Search the entries for the word "this" and pull out each line that has it.

(Figure scripts)
::::::

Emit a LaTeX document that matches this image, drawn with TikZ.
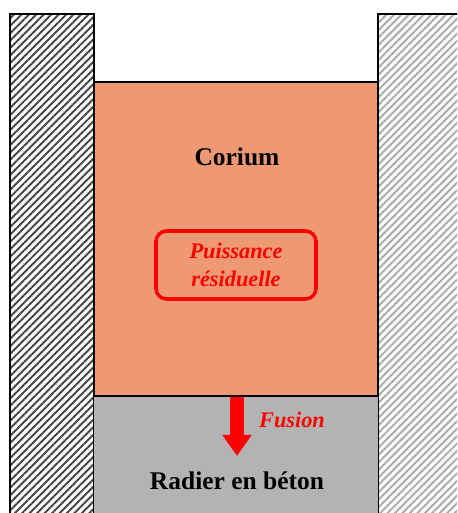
\documentclass[tikz,border=0pt]{standalone}
\usepackage{fontspec}
\setmainfont{Liberation Serif}
\usetikzlibrary{patterns.meta,arrows.meta}
\definecolor{coriumorange}{RGB}{238,152,116}
\definecolor{betongray}{RGB}{179,179,179}
\definecolor{hatchdark}{RGB}{70,70,70}
\definecolor{hatchlight}{RGB}{170,170,170}
\tikzset{
  hatch/.style={fill=white,postaction={pattern={Lines[angle=45,distance=3pt,line width=1.1pt]},pattern color=#1}},
  border/.style={draw=black,line width=1.2pt},
  label/.style={font=\fontsize{14.5}{17}\selectfont\bfseries},
  redtext/.style={text=red,font=\fontsize{12.7}{15.5}\selectfont\bfseries\itshape,align=center}
}
\begin{document}
\begin{tikzpicture}[x=0.02cm,y=-0.02cm]
			\useasboundingbox (0,0) rectangle (457,513);
			\clip (0,0) rectangle (457,513);
			
			% Draw the two walls
			\path[hatch=hatchdark] (10,14) rectangle (94,530);
			\draw[border] (10,530) -- (10,14) -- (94,14) -- (94,530);
			\path[hatch=hatchlight] (378,14) rectangle (470,530);
			\draw[border] (470,14) -- (378,14) -- (378,530);
			
			% Draw the corium and the concrete
			\filldraw[fill=coriumorange,border] (94,82) rectangle (378,396);
			\fill[betongray] (94,396) rectangle (378,530);
			\draw[border] (94,396) -- (378,396);
			
			% Draw the labels
			\node[label] (corium) at (237,157) {Corium};
			\node[redtext,draw=red,line width=2pt,rounded corners=6pt,
				minimum width=160*0.02cm,minimum height=68*0.02cm] (puissance) at (236,265)
				{Puissance\\résiduelle};
			\node[label] (radier) at (237,481) {Radier en béton};
			
			% Draw the melting arrow
			\coordinate (fondtop) at (237,397);
			\coordinate (fondbas) at (237,456);
			\draw[red,line width=8pt,-{Triangle[width=16pt,length=12pt]}] (fondtop) -- (fondbas);
			\node[redtext] (fusion) at (292,420) {Fusion};
		\end{tikzpicture}
\end{document}
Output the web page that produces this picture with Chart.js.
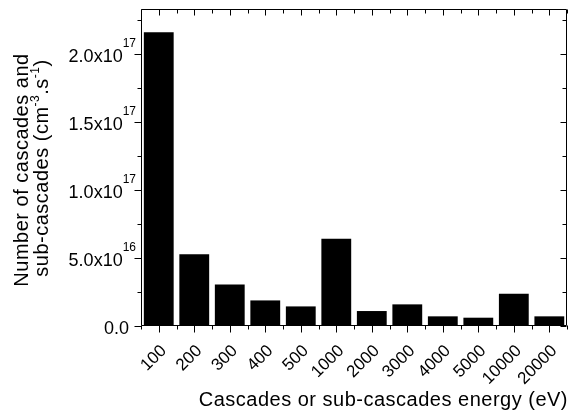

::::::

WRITTEN RESPONSE –
Emit a LaTeX document that matches this image, drawn with TikZ.
Output the web page that produces this picture with Chart.js.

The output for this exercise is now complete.